The government of Somaliland asked Notre Dame computer science professor Kevin Bowyer with graduate students Amanda Sgroi and Estefan Ortiz to use their iris recognition biometric research to improve the legitimacy of their elections. Somaliland is a self-declared independent state directly north of Somalia recognized by the international community and U.S. as an autonomous region of Somalia. According to a College of Engineering press release, it is transforming into a rare, multiparty democracy in the Horn of Africa and is working to establish honest, respected elections. “Someone in Somaliland sent me an e-mail asking me to help with improving their voting register,” Bowyer said. “They said they wanted to use iris-recognition technology and asked us for help. The ultimate goal is that you can only vote one time,” Sgroi said. “If you’re trying to vote a second time, then the iris recognition system is going to block you before you can even cast your ballot.”

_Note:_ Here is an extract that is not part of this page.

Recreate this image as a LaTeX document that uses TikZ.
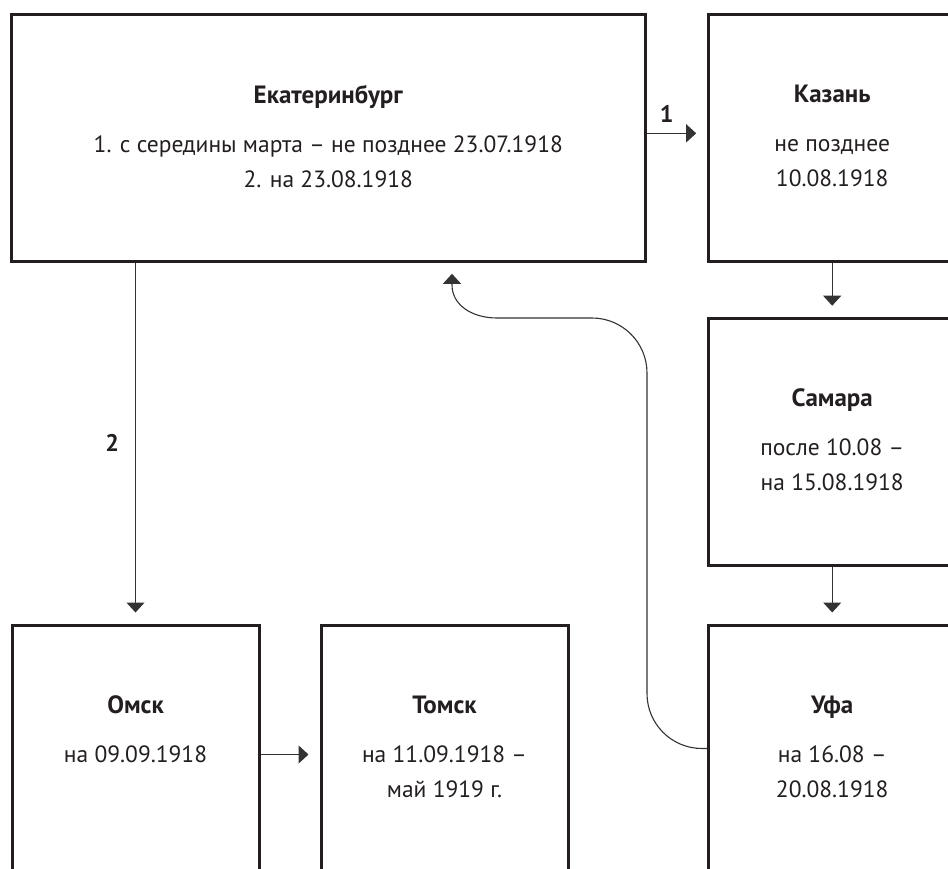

Bowyer said they kept in constant e-mail contact with the Somaliland government and were able to produce results that they could use to help achieve the Somaliland government nation status within a short period of time. In the press release, he said the data acquisition for the field study took place over a five-day period in registration centers in Hargeisa, the Somaliland capital, and Baki, a town 60 miles away from Hargeisa. The data was transferred electronically to the Notre Dame team, who sent the results back after conducting iris recognition analysis.
“They wanted to take some current technology, go to a couple of towns take some data and seed it with some duplicates,” Bowyer said. “They wanted to give us the data basically, if we could tell them which registration belonged to the same person and which actually belong to different people.”